The roadside photographs must continue, and an area that is best visited in the winter, spring, and fall is Tucson, Arizona. Flooded with snowbirds in the winter, people who move to the warmth during the cold months from the northern United States, Tucson sits in a fairly flat valley with the famous Saguaro National Parks on both sides. Sitting just west of Highway 10 is the very old St. Xavier Mission, the "White Dove of the Desert."
ST. XAVIER CHURCH, TUCSON, ARIZONA
The current St. Xavier Mission was started in 1783 and was finished in 1797, although it was previously under construction as early as 1692. Following Mexican independence in 1821, the mission belonged to Mexico until 1854 when it was part of the Gadsden Purchase. It seems that the mission has always been a Franciscan edifice, and the Franciscan Sisters of Christian Charity still reside and teach there. It remains a functioning religious building for the faithful of the area.

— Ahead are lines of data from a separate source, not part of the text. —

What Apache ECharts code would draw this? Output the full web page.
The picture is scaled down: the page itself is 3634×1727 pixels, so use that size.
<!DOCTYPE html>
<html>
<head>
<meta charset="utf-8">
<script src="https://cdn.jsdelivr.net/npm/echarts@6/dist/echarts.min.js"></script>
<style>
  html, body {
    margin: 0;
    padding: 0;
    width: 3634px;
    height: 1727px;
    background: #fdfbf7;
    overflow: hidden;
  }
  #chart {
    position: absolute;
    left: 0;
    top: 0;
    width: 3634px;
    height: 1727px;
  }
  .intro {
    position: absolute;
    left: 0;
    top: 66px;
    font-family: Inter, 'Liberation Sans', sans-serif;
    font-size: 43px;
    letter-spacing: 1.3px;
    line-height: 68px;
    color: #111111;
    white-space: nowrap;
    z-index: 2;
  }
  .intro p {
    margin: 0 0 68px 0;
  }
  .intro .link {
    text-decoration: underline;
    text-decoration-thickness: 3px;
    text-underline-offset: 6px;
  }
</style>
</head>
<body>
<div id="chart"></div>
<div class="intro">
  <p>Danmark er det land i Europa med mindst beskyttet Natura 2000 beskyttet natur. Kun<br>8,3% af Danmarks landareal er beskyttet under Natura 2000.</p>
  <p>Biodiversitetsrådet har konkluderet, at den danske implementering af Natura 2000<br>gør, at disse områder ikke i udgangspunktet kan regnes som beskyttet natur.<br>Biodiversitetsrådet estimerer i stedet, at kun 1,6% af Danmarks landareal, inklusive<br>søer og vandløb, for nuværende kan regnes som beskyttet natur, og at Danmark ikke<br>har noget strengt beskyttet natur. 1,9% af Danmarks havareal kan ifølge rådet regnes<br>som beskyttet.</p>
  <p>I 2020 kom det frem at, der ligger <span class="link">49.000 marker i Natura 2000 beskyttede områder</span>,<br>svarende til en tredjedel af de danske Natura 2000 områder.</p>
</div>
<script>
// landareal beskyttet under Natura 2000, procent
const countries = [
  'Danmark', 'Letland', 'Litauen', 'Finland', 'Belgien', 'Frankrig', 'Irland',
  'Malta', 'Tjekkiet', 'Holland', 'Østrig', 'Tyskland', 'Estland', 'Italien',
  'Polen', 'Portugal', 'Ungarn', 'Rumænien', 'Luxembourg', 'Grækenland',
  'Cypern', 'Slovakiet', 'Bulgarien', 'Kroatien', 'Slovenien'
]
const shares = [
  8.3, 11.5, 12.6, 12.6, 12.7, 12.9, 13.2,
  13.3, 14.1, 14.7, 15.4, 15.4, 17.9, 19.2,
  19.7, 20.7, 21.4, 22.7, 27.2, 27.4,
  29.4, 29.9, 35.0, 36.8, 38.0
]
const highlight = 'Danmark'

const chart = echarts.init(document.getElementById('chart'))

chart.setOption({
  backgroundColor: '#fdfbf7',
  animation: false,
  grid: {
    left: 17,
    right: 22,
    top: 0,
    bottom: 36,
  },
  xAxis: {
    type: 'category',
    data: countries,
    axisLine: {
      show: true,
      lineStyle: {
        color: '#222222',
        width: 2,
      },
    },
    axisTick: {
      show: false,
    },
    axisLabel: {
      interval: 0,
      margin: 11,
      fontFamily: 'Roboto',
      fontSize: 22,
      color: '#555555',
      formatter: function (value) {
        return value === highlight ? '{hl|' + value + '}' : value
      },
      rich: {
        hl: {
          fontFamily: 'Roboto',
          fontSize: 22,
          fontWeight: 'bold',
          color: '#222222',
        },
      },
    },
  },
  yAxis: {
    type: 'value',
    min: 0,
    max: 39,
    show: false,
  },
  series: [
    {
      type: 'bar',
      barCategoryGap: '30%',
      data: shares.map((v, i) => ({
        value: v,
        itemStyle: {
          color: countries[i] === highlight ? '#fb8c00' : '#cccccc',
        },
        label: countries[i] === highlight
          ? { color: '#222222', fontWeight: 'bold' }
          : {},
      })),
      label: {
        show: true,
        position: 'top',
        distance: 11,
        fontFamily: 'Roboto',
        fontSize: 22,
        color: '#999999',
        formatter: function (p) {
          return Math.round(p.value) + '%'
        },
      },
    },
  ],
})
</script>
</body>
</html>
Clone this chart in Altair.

The building is constructed of low-fire clay brick, stone and lime mortar, and the "entire structure is roofed with masonry vaults, making it unique among Spanish Colonial buildings within the US borders." (www.sanxaviermission.org).
Ansel Adams made a photograph of this mission, from about the same location as you see here. His does not have the palm tree in the middleground, nor does it have the cactus off to the left. I took many different images on three separate occasions, all of which were around late afternoon, sunset, and then dusk. Dusk is actually quite nice, as the mission glows white and pink in the light. A small hill to the east of the mission also gives a nice vantage point and gives the mission some context of the surrounding buildings and desert valley. Here, I shot with a Canon 5D Mark II and a 70-200 mm lens. Overall, the light gives nice contrast around the dome and the shadows emerge, off-setting the great shape of this building. The colors, of course, speak for themselves. I was using a circular-polarizer filter, and was using it pretty heavily. You may notice that the blues in the sky are very rich, a product of that harsh polarization.
JOEL'S EQUIPMENT FOR THE SHOT
GETTING THERE: Go south out of Tucson on Highway 19 and take Exit 92 and head west. There is excellent signage, and you will soon see the church to the northwest.
WHERE TO EAT/STAY: There are all the usual motel/hotel options in Tucson, but food can be another story. Search out the Mexican food, of course, but I enjoyed a particularly stylish and fresh restaurant call The Hub with a reasonable selection, great ambiance, and ice cream to die for.